Set task. Return the material word for word. Do not include the pictures.

— start —

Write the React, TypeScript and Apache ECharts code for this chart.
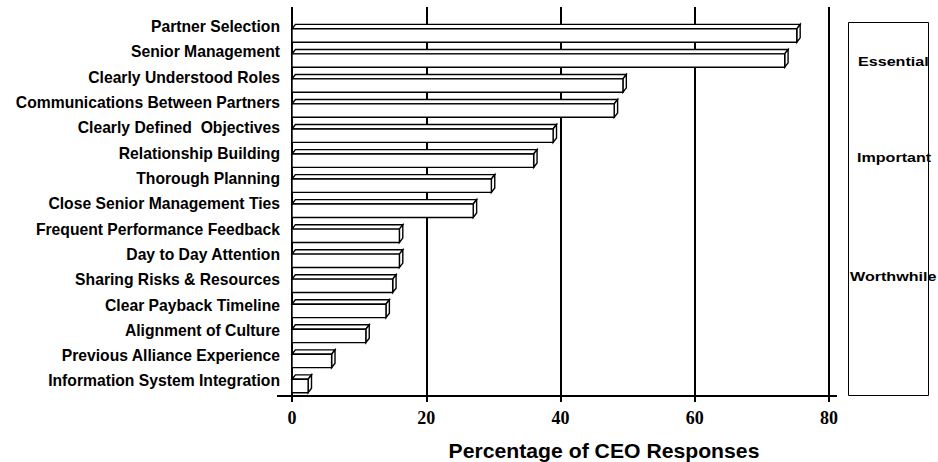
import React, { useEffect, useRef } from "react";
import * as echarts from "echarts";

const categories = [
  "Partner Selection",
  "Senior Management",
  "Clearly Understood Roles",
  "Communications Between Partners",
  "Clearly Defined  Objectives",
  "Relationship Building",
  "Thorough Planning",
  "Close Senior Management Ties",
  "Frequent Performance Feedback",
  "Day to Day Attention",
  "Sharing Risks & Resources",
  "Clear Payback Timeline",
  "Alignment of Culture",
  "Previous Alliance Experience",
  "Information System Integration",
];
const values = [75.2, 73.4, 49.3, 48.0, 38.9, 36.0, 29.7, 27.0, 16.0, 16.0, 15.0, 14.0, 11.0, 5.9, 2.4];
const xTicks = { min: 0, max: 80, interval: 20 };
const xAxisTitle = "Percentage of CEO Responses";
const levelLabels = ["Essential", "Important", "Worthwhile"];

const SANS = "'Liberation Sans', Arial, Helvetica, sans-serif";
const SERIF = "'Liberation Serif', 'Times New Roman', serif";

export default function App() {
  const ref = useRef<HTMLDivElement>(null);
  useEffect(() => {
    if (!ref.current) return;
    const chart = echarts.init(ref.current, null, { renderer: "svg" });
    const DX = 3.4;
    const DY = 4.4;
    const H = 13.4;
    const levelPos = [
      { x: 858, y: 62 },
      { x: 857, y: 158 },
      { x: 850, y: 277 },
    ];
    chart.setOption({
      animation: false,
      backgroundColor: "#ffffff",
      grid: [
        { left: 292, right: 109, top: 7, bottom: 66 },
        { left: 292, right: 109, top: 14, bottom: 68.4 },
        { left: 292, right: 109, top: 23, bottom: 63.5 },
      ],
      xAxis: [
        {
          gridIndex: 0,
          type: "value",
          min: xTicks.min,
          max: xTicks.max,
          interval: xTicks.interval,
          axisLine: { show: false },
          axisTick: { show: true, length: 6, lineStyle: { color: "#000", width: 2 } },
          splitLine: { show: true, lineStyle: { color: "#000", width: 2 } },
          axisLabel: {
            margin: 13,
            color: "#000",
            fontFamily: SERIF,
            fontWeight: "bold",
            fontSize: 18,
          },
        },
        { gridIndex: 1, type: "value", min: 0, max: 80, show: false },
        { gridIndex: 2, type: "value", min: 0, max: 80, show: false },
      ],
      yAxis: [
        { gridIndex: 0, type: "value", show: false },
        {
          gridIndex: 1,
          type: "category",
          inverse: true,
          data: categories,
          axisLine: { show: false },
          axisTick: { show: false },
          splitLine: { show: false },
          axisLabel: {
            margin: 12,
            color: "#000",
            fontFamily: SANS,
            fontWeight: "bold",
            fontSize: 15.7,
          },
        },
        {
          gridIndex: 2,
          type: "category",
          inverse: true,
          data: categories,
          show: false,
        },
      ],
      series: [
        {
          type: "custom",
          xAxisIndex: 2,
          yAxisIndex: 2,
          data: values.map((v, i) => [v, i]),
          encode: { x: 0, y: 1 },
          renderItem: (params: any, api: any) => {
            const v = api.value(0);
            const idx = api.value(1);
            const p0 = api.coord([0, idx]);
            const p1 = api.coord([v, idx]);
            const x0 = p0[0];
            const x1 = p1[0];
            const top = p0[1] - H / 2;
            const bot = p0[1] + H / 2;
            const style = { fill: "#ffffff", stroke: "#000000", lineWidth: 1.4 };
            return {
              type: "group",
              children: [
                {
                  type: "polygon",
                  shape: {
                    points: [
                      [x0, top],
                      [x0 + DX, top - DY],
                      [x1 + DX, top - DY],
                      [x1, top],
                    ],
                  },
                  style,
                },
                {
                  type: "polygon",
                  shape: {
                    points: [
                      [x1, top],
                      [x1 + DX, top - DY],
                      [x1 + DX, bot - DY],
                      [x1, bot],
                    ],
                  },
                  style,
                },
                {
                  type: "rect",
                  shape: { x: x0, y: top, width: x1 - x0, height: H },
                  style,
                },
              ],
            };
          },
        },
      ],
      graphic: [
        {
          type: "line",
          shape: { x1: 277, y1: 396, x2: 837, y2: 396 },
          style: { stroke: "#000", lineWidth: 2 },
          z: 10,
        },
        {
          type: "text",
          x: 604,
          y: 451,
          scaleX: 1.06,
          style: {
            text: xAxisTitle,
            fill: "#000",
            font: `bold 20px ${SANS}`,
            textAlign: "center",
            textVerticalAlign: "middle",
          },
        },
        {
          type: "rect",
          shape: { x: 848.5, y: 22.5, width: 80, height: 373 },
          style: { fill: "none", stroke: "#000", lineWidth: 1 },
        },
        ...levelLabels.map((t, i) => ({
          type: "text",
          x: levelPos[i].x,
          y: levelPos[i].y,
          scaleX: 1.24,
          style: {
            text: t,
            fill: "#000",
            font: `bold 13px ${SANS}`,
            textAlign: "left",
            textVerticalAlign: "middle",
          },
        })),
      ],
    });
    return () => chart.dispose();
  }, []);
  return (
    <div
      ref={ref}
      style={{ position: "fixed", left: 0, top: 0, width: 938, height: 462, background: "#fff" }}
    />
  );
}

— end —

Result below.
Write the React, TypeScript and Apache ECharts code for this chart.
import React, { useEffect, useRef } from "react";
import * as echarts from "echarts";

const categories = [
  "Partner Selection",
  "Senior Management",
  "Clearly Understood Roles",
  "Communications Between Partners",
  "Clearly Defined  Objectives",
  "Relationship Building",
  "Thorough Planning",
  "Close Senior Management Ties",
  "Frequent Performance Feedback",
  "Day to Day Attention",
  "Sharing Risks & Resources",
  "Clear Payback Timeline",
  "Alignment of Culture",
  "Previous Alliance Experience",
  "Information System Integration",
];
const values = [75.2, 73.4, 49.3, 48.0, 38.9, 36.0, 29.7, 27.0, 16.0, 16.0, 15.0, 14.0, 11.0, 5.9, 2.4];
const xTicks = { min: 0, max: 80, interval: 20 };
const xAxisTitle = "Percentage of CEO Responses";
const levelLabels = ["Essential", "Important", "Worthwhile"];

const SANS = "'Liberation Sans', Arial, Helvetica, sans-serif";
const SERIF = "'Liberation Serif', 'Times New Roman', serif";

export default function App() {
  const ref = useRef<HTMLDivElement>(null);
  useEffect(() => {
    if (!ref.current) return;
    const chart = echarts.init(ref.current, null, { renderer: "svg" });
    const DX = 3.4;
    const DY = 4.4;
    const H = 13.4;
    const levelPos = [
      { x: 858, y: 62 },
      { x: 857, y: 158 },
      { x: 850, y: 277 },
    ];
    chart.setOption({
      animation: false,
      backgroundColor: "#ffffff",
      grid: [
        { left: 292, right: 109, top: 7, bottom: 66 },
        { left: 292, right: 109, top: 14, bottom: 68.4 },
        { left: 292, right: 109, top: 23, bottom: 63.5 },
      ],
      xAxis: [
        {
          gridIndex: 0,
          type: "value",
          min: xTicks.min,
          max: xTicks.max,
          interval: xTicks.interval,
          axisLine: { show: false },
          axisTick: { show: true, length: 6, lineStyle: { color: "#000", width: 2 } },
          splitLine: { show: true, lineStyle: { color: "#000", width: 2 } },
          axisLabel: {
            margin: 13,
            color: "#000",
            fontFamily: SERIF,
            fontWeight: "bold",
            fontSize: 18,
          },
        },
        { gridIndex: 1, type: "value", min: 0, max: 80, show: false },
        { gridIndex: 2, type: "value", min: 0, max: 80, show: false },
      ],
      yAxis: [
        { gridIndex: 0, type: "value", show: false },
        {
          gridIndex: 1,
          type: "category",
          inverse: true,
          data: categories,
          axisLine: { show: false },
          axisTick: { show: false },
          splitLine: { show: false },
          axisLabel: {
            margin: 12,
            color: "#000",
            fontFamily: SANS,
            fontWeight: "bold",
            fontSize: 15.7,
          },
        },
        {
          gridIndex: 2,
          type: "category",
          inverse: true,
          data: categories,
          show: false,
        },
      ],
      series: [
        {
          type: "custom",
          xAxisIndex: 2,
          yAxisIndex: 2,
          data: values.map((v, i) => [v, i]),
          encode: { x: 0, y: 1 },
          renderItem: (params: any, api: any) => {
            const v = api.value(0);
            const idx = api.value(1);
            const p0 = api.coord([0, idx]);
            const p1 = api.coord([v, idx]);
            const x0 = p0[0];
            const x1 = p1[0];
            const top = p0[1] - H / 2;
            const bot = p0[1] + H / 2;
            const style = { fill: "#ffffff", stroke: "#000000", lineWidth: 1.4 };
            return {
              type: "group",
              children: [
                {
                  type: "polygon",
                  shape: {
                    points: [
                      [x0, top],
                      [x0 + DX, top - DY],
                      [x1 + DX, top - DY],
                      [x1, top],
                    ],
                  },
                  style,
                },
                {
                  type: "polygon",
                  shape: {
                    points: [
                      [x1, top],
                      [x1 + DX, top - DY],
                      [x1 + DX, bot - DY],
                      [x1, bot],
                    ],
                  },
                  style,
                },
                {
                  type: "rect",
                  shape: { x: x0, y: top, width: x1 - x0, height: H },
                  style,
                },
              ],
            };
          },
        },
      ],
      graphic: [
        {
          type: "line",
          shape: { x1: 277, y1: 396, x2: 837, y2: 396 },
          style: { stroke: "#000", lineWidth: 2 },
          z: 10,
        },
        {
          type: "text",
          x: 604,
          y: 451,
          scaleX: 1.06,
          style: {
            text: xAxisTitle,
            fill: "#000",
            font: `bold 20px ${SANS}`,
            textAlign: "center",
            textVerticalAlign: "middle",
          },
        },
        {
          type: "rect",
          shape: { x: 848.5, y: 22.5, width: 80, height: 373 },
          style: { fill: "none", stroke: "#000", lineWidth: 1 },
        },
        ...levelLabels.map((t, i) => ({
          type: "text",
          x: levelPos[i].x,
          y: levelPos[i].y,
          scaleX: 1.24,
          style: {
            text: t,
            fill: "#000",
            font: `bold 13px ${SANS}`,
            textAlign: "left",
            textVerticalAlign: "middle",
          },
        })),
      ],
    });
    return () => chart.dispose();
  }, []);
  return (
    <div
      ref={ref}
      style={{ position: "fixed", left: 0, top: 0, width: 938, height: 462, background: "#fff" }}
    />
  );
}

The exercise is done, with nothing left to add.